# 2007 VW EOS - Failed Oil Consumption Test - Help Please



## lexus8392 (Mar 24, 2010)

My EOS started burning oil between 20 and 25k miles. I mentioned it to the dealership every oil change (3,000 to 4,000 miles). At first they dismissed it. However, it finally go bad enough that they started an oil consumption test.
They were performing the test by weighing the oil when first put in the car. At the 720 mile mark the car went in and the oil was removed from the car and weighed again. I'm not sure what the difference was but.....the following phone call informed me that the car had failed.
The dealership advised that they wanted to take the engine out of the car and break it down. IF the pistons were oval or egg shaped, they would be replacing the engine. IF the pistons were round, they would replace the rings and put the engine back in the car.
I'm told the pistons "appear" to be round. The dealer is waiting on VW to call them back and confirm what they should do.
I have 35k miles on the car. This means 25K more left on the warranty. The dealership is going to or isn't willing to extend the warranty after all of this work. Which means I'm left with a repair or new engine that could have the same problem AND when it does might very well be out of warranty.
What they are telling me about the round rings doesn't make sense. I have NO smoke, NO smell, NO noise, NO leaks. My experience with rings that are bad or have a gap is that you have some smell or smoke.
I'm concerned about a "new" engine. Is new, really new? Or do I get an engine that they have pulled out of someone elses problem EOS and rebuilt? How do I know\tell?
Obviously, I could go on and on...after 5 mins on the internet it's obvious this is a major problem...where is the recall...has VW learned NOTHING from Toyota....I'll stop now and thank everyone in advance for your help.


----------



## rickjaguar (Apr 23, 2009)

*Re: 2007 VW EOS - Failed Oil Consumption Test - Help Please (lexus8392)*

Well, "new" means fresh components that will fix the problem. And since they've decided to look into this and you're under warranty, that's good!
I wouldn't worry much. The powertrain warranty is 5 years/100000mi so if there were some mechanical failure you've got that (if...)


----------



## rhouse181 (Apr 13, 2008)

If it was my car, I would make sure they replace the whole bottom end instead of sticking new rings in there. Generally with such an extensive rebuild, the likelyhood of a dealer tech screwing something up is quite high. Unless they let you inspect the block yourself, to make sure there us no cylinder wall scoring etc, then I wouldn't feel comfortable. 
When VW replaces the bottom end, it shows up preassembled and they scavange the head and other various parts off your old motor.


----------



## jmj (Feb 6, 2001)

*Re: (rhouse181)*


_Quote, originally posted by *rhouse181* »_If it was my car, I would make sure they replace the whole bottom end instead of sticking new rings in there. 

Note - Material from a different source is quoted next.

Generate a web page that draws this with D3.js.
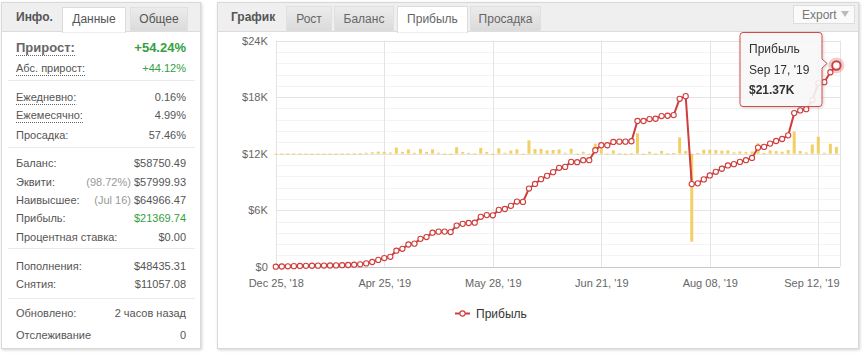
<!DOCTYPE html>
<html>
<head>
<meta charset="utf-8">
<script src="https://cdn.jsdelivr.net/npm/d3@7"></script>
<style>
  body { margin: 0; background: #fff; }
  svg { display: block; font-family: "Liberation Sans", Arial, sans-serif; }
</style>
</head>
<body>
<svg id="page" width="862" height="353"></svg>
<script>
// PROFIT CURVE, $K PER POINT
var profit = [
  0.00, 0.02, 0.04, 0.06, 0.08, 0.09, 0.10, 0.11, 0.12, 0.13,
  0.14, 0.16, 0.18, 0.21, 0.25, 0.35, 0.50, 0.72, 0.92, 1.05,
  1.70, 1.90, 2.36, 2.45, 2.96, 3.15, 3.61, 3.72, 3.73, 3.68,
  4.37, 4.55, 4.64, 4.67, 5.30, 5.48, 5.46, 6.03, 6.13, 6.46,
  6.92, 6.88, 8.30, 8.79, 9.30, 9.65, 10.04, 10.50, 10.60, 11.13,
  11.10, 11.31, 11.31, 12.37, 12.90, 12.90, 13.25, 13.28, 13.28, 13.32,
  15.47, 15.47, 15.68, 15.71, 16.00, 16.03, 16.10, 17.83, 18.11, 8.77,
  8.85, 9.27, 9.69, 10.08, 10.40, 10.75, 10.89, 11.13, 11.31, 11.55,
  12.65, 12.72, 13.07, 13.35, 13.56, 13.95, 16.31, 16.60, 16.73, 17.70,
  19.50, 19.60, 20.65, 21.37
];

// DAILY RESULT BARS, $K
var daily = [
  0.00, 0.02, 0.02, 0.02, 0.02, 0.01, 0.01, 0.01, 0.01, 0.01,
  0.01, 0.02, 0.02, 0.03, 0.04, 0.10, 0.15, 0.22, 0.20, 0.13,
  0.65, 0.20, 0.46, 0.09, 0.51, 0.19, 0.46, 0.11, 0.01, -0.05,
  0.69, 0.18, 0.09, 0.03, 0.63, 0.18, -0.02, 0.57, 0.10, 0.33,
  0.46, -0.04, 1.42, 0.49, 0.51, 0.35, 0.39, 0.46, 0.10, 0.53,
  -0.03, 0.21, 0.00, 1.06, 0.53, 0.00, 0.35, 0.03, 0.00, 0.04,
  2.15, 0.00, 0.21, 0.03, 0.29, 0.03, 0.07, 1.73, 0.28, -9.34,
  0.08, 0.42, 0.42, 0.39, 0.32, 0.35, 0.14, 0.24, 0.18, 0.24,
  1.10, 0.07, 0.35, 0.28, 0.21, 0.39, 2.36, 0.29, 0.13, 0.97,
  1.80, 0.10, 1.05, 0.72
];

var xTickIdx = [0, 18, 36, 54, 72, 90];
var xTickLabels = ["Dec 25, '18", "Apr 25, '19", "May 28, '19", "Jun 21, '19", "Aug 08, '19", "Sep 12, '19"];
var yTicks = [0, 6, 12, 18, 24];
var seriesName = "Прибыль";
var lastDate = "Sep 17, '19";
var lastValue = "$21.37K";

var infoLabels = ["Прирост:", "Абс. прирост:", "Ежедневно:", "Ежемесячно:", "Просадка:",
  "Баланс:", "Эквити:", "Наивысшее:", "Прибыль:", "Процентная ставка:",
  "Пополнения:", "Снятия:", "Обновлено:", "Отслеживание"];
var infoValues = ["+54.24%", "+44.12%", "0.16%", "4.99%", "57.46%",
  "$58750.49", "$57999.93", "$64966.47", "$21369.74", "$0.00",
  "$48435.31", "$11057.08", "2 часов назад", "0"];
var infoNotes = ["", "", "", "", "", "", "(98.72%) ", "(Jul 16) ", "", "", "", "", "", ""];
var infoTabs = ["Данные", "Общее"];
var chartTabs = ["Рост", "Баланс", "Прибыль", "Просадка"];

var svg = d3.select("#page");
var defs = svg.append("defs");
var shadow = defs.append("filter").attr("id", "shadow")
  .attr("x", "-5%").attr("y", "-5%").attr("width", "115%").attr("height", "115%");
shadow.append("feDropShadow").attr("dx", 1).attr("dy", 1).attr("stdDeviation", 1.5)
  .attr("flood-color", "#000").attr("flood-opacity", 0.18);
var tabGrad = defs.append("linearGradient").attr("id", "tabGrad").attr("x1", 0).attr("x2", 0).attr("y1", 0).attr("y2", 1);
tabGrad.append("stop").attr("offset", "0%").attr("stop-color", "#ececec");
tabGrad.append("stop").attr("offset", "100%").attr("stop-color", "#dadada");

//LEFT INFO PANEL
var left = svg.append("g");
left.append("rect").attr("x", 1.5).attr("y", 2.5).attr("width", 199).attr("height", 346)
  .attr("fill", "#fff").attr("stroke", "#d9d9d9").attr("filter", "url(#shadow)");
left.append("rect").attr("x", 2).attr("y", 3).attr("width", 198).attr("height", 28).attr("fill", "#efefef");
left.append("line").attr("x1", 2).attr("x2", 200).attr("y1", 31.5).attr("y2", 31.5).attr("stroke", "#dcdcdc");
left.append("text").attr("x", 16).attr("y", 21).attr("font-size", 12).attr("font-weight", "bold")
  .attr("fill", "#555").text("Инфо.");

var infoTabX = [62, 130];
var infoTabW = [63, 57];
infoTabs.forEach(function (t, i) {
  left.append("rect").attr("x", infoTabX[i] + 0.5).attr("y", 7.5).attr("width", infoTabW[i])
    .attr("height", i == 0 ? 25 : 23.5)
    .attr("fill", i == 0 ? "#fff" : "url(#tabGrad)").attr("stroke", i == 0 ? "#dcdcdc" : "#e0e0e0");
  left.append("text").attr("x", infoTabX[i] + infoTabW[i] / 2 + 0.5).attr("y", 23)
    .attr("text-anchor", "middle").attr("font-size", 12).attr("fill", "#555").text(t);
});
left.append("line").attr("x1", 63).attr("x2", 125).attr("y1", 31.5).attr("y2", 31.5).attr("stroke", "#fff").attr("stroke-width", 2);

var rowBase = [52, 72, 101, 119, 139, 167, 186, 204, 222, 241, 270, 288, 317, 339];
var separators = [80, 147, 248, 298];
var greenRows = [0, 1, 8];

separators.forEach(function (s) {
  left.append("line").attr("x1", 8).attr("x2", 195).attr("y1", s + 0.5).attr("y2", s + 0.5).attr("stroke", "#ebebeb");
});

infoLabels.forEach(function (lbl, i) {
  var big = i == 0;
  var t = left.append("text").attr("x", 16).attr("y", rowBase[i])
    .attr("font-size", big ? 13 : 11).attr("font-weight", big ? "bold" : "normal")
    .attr("fill", big ? "#666" : "#555").text(lbl);
  if (i < 4) {
    var w = t.node().getComputedTextLength();
    left.append("line").attr("x1", 16).attr("x2", 16 + w)
      .attr("y1", rowBase[i] + 3.5).attr("y2", rowBase[i] + 3.5)
      .attr("stroke", "#666").attr("stroke-dasharray", "1,1");
  }
  var v = left.append("text").attr("x", 186).attr("y", rowBase[i]).attr("text-anchor", "end")
    .attr("font-size", big ? 13 : 11).attr("font-weight", big ? "bold" : "normal");
  if (infoNotes[i]) {
    v.append("tspan").attr("fill", "#999").text(infoNotes[i]);
  }
  v.append("tspan").attr("fill", greenRows.indexOf(i) >= 0 ? "#34a040" : "#555").text(infoValues[i]);
});

//RIGHT CHART PANEL
var right = svg.append("g");
right.append("rect").attr("x", 217.5).attr("y", 2.5).attr("width", 641).attr("height", 346)
  .attr("fill", "#fff").attr("stroke", "#d9d9d9").attr("filter", "url(#shadow)");
right.append("rect").attr("x", 218).attr("y", 3).attr("width", 640).attr("height", 28).attr("fill", "#efefef");
right.append("line").attr("x1", 218).attr("x2", 858).attr("y1", 31.5).attr("y2", 31.5).attr("stroke", "#dcdcdc");
right.append("text").attr("x", 231).attr("y", 21).attr("font-size", 12).attr("font-weight", "bold")
  .attr("fill", "#555").text("График");

var chartTabX = [286, 334, 397, 470];
var chartTabW = [45, 59, 70, 70];
chartTabs.forEach(function (t, i) {
  var active = i == 2;
  right.append("rect").attr("x", chartTabX[i] + 0.5).attr("y", 6.5).attr("width", chartTabW[i])
    .attr("height", active ? 26 : 24.5)
    .attr("fill", active ? "#fff" : "url(#tabGrad)").attr("stroke", active ? "#dcdcdc" : "#e0e0e0");
  right.append("text").attr("x", chartTabX[i] + chartTabW[i] / 2 + 0.5).attr("y", 23)
    .attr("text-anchor", "middle").attr("font-size", 12).attr("fill", "#666").text(t);
});
right.append("line").attr("x1", 398).attr("x2", 467).attr("y1", 31.5).attr("y2", 31.5).attr("stroke", "#fff").attr("stroke-width", 2);

//EXPORT BUTTON
right.append("rect").attr("x", 793.5).attr("y", 5.5).attr("width", 61).attr("height", 18)
  .attr("fill", "#fafafa").attr("stroke", "#dddddd");
right.append("text").attr("x", 802).attr("y", 19).attr("font-size", 12).attr("fill", "#777").text("Export");
right.append("path").attr("d", "M841,11 L849,11 L845,17 Z").attr("fill", "#bbb");

//SCALES
var x = d3.scaleLinear().domain([0, profit.length - 1]).range([275.8, 836.4]);
var y = d3.scaleLinear().domain([0, 24]).range([266.7, 40.7]);
var yBar = d3.scaleLinear().domain([-12, 12]).range([266.7, 40.7]);
var plotRight = 840;

var grid = svg.append("g");
grid.selectAll(".minor").data(d3.range(0, 24.01, 1.2)).enter().append("line")
  .attr("x1", x(0)).attr("x2", plotRight)
  .attr("y1", (d) => Math.round(y(d)) + 0.5).attr("y2", (d) => Math.round(y(d)) + 0.5)
  .attr("stroke", "#f3f3f3");
grid.selectAll(".major").data(yTicks).enter().append("line")
  .attr("x1", x(0)).attr("x2", plotRight)
  .attr("y1", (d) => Math.round(y(d)) + 0.5).attr("y2", (d) => Math.round(y(d)) + 0.5)
  .attr("stroke", "#e4e4e4");
grid.selectAll(".vert").data(xTickIdx).enter().append("line")
  .attr("x1", (d) => Math.round(x(d)) + 0.5).attr("x2", (d) => Math.round(x(d)) + 0.5)
  .attr("y1", y(24)).attr("y2", y(0))
  .attr("stroke", "#e4e4e4");
grid.append("line").attr("x1", plotRight + 0.5).attr("x2", plotRight + 0.5)
  .attr("y1", y(24)).attr("y2", y(0)).attr("stroke", "#e4e4e4");
grid.append("line").attr("x1", x(0)).attr("x2", plotRight)
  .attr("y1", Math.round(y(0)) + 0.5).attr("y2", Math.round(y(0)) + 0.5).attr("stroke", "#c8c8c8");

//AXES
var yAxis = d3.axisLeft(y).tickValues(yTicks).tickSize(0).tickPadding(8)
  .tickFormat((d) => "$" + (d == 0 ? "0" : d + "K"));
var gy = svg.append("g").attr("transform", `translate(${x(0)}, 0)`).call(yAxis);
gy.select(".domain").remove();
gy.selectAll("text").attr("font-family", "Liberation Sans, Arial, sans-serif")
  .attr("font-size", 11).attr("fill", "#666");

var xAxis = d3.axisBottom(x).tickValues(xTickIdx).tickSize(0).tickPadding(13)
  .tickFormat((d, i) => xTickLabels[i]);
var gx = svg.append("g").attr("transform", `translate(0, ${y(0)})`).call(xAxis);
gx.select(".domain").remove();
gx.selectAll("text").attr("font-family", "Liberation Sans, Arial, sans-serif")
  .attr("font-size", 11).attr("fill", "#666");
gx.selectAll("text").filter((d, i) => i == xTickIdx.length - 1)
  .attr("text-anchor", "end").attr("x", plotRight - 1 - x(xTickIdx[xTickIdx.length - 1]));

//DAILY BARS
svg.append("g").selectAll("rect").data(daily).enter().append("rect")
  .attr("x", (d, i) => x(i) - 1.5)
  .attr("y", (d) => Math.min(yBar(d), yBar(0)))
  .attr("width", 3)
  .attr("height", (d) => Math.max(1, Math.abs(yBar(d) - yBar(0))))
  .attr("fill", "#f1cb55").attr("opacity", 0.9);

//PROFIT LINE
var lineColor = "#cf3d3d";
var line = d3.line().x((d, i) => x(i)).y((d) => y(d));
svg.append("path").datum(profit).attr("d", line)
  .attr("fill", "none").attr("stroke", lineColor).attr("stroke-width", 2);
svg.append("g").selectAll("circle").data(profit).enter().append("circle")
  .attr("cx", (d, i) => x(i)).attr("cy", (d) => y(d)).attr("r", 2.6)
  .attr("fill", "#fff").attr("stroke", lineColor).attr("stroke-width", 1.1);

//HOVERED LAST POINT
var last = profit.length - 1;
svg.append("circle").attr("cx", x(last)).attr("cy", y(profit[last])).attr("r", 8)
  .attr("fill", lineColor).attr("opacity", 0.25);
svg.append("circle").attr("cx", x(last)).attr("cy", y(profit[last])).attr("r", 4.2)
  .attr("fill", "#fff").attr("stroke", lineColor).attr("stroke-width", 2);

//TOOLTIP
var tip = svg.append("g").attr("filter", "url(#shadow)");
tip.append("path")
  .attr("d", "M743,32.5 L819,32.5 Q822,32.5 822,35.5 L822,59 L827,63.5 L822,68 L822,103.5 Q822,106.5 819,106.5 L743,106.5 Q740,106.5 740,103.5 L740,35.5 Q740,32.5 743,32.5 Z")
  .attr("fill", "#f9f9f9").attr("fill-opacity", 0.88).attr("stroke", "#d44a4a");
tip.append("text").attr("x", 749).attr("y", 53).attr("font-size", 12).attr("fill", "#333").text(seriesName);
tip.append("text").attr("x", 749).attr("y", 74).attr("font-size", 12).attr("fill", "#333").text(lastDate);
tip.append("text").attr("x", 749).attr("y", 94).attr("font-size", 12).attr("font-weight", "bold")
  .attr("fill", "#333").text(lastValue);

//LEGEND
var legend = svg.append("g");
legend.append("line").attr("x1", 455).attr("x2", 470).attr("y1", 313.5).attr("y2", 313.5)
  .attr("stroke", lineColor).attr("stroke-width", 2);
legend.append("circle").attr("cx", 462.5).attr("cy", 313.5).attr("r", 2.6)
  .attr("fill", "#fff").attr("stroke", lineColor).attr("stroke-width", 1.1);
legend.append("text").attr("x", 476).attr("y", 317.5).attr("font-size", 12).attr("fill", "#333").text(seriesName);
</script>
</body>
</html>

I think you'd have an extremely hard time getting VW to agree to this. They're only obligated to replace defective parts under warranty, not parts that may be affected later by parts that are defective now.


----------



## rhouse181 (Apr 13, 2008)

*Re: (jmj)*


_Quote, originally posted by *jmj* »_
I think you'd have an extremely hard time getting VW to agree to this. They're only obligated to replace defective parts under warranty, not parts that may be affected later by parts that are defective now.

It all comes down to whether the cylinder walls are scored... If rings are letting that much oil through, the they most likely have been seized in place and will not rotate around the ring channels as designed. The product of this situation usually is scored cylinder walls, which would "obligate" VW to replace the bottom end.
Hell, I would cross all my fingers and toes to have scoring in this situation so they would break out an unmolested bottom end.


----------



## lexus1713 (Apr 1, 2007)

*Re: (rhouse181)*

No such luck - they are replacing the rings only. I'm guessing this will just be the start.


----------



## ocellaris (Sep 6, 2009)

*Re: (lexus1713)*

Given the labor hours involved in tearing your car apart like that, they should be fairly confident the problem was just the rings.
Do you have any other pics?


----------



## rhouse181 (Apr 13, 2008)

Any updates?


----------



## dubbinmk2 (Jan 15, 2008)

*Re: (rhouse181)*

car will never be the same....


----------



## yeayeayea (May 29, 2005)

*FV-QR*


_Quote, originally posted by *dubbinmk2* »_car will never be the same....

















































































































































































































































































































dont listen to this troll.

my guess is that after the works done itll be good as new. plus youve already gotten vwoa's attention once for this car, i doubt they would want it a second time for shoddy tech work.


_Modified by yeayeayea at 8:29 PM 4-20-2010_


----------



## dubbinmk2 (Jan 15, 2008)

trade the car in, once you open up a stock car it will always have issues


----------



## a2lowvw (Dec 17, 2000)

*Re: (dubbinmk2)*

im surprised they pulled the whole front end to do a re-ring.


----------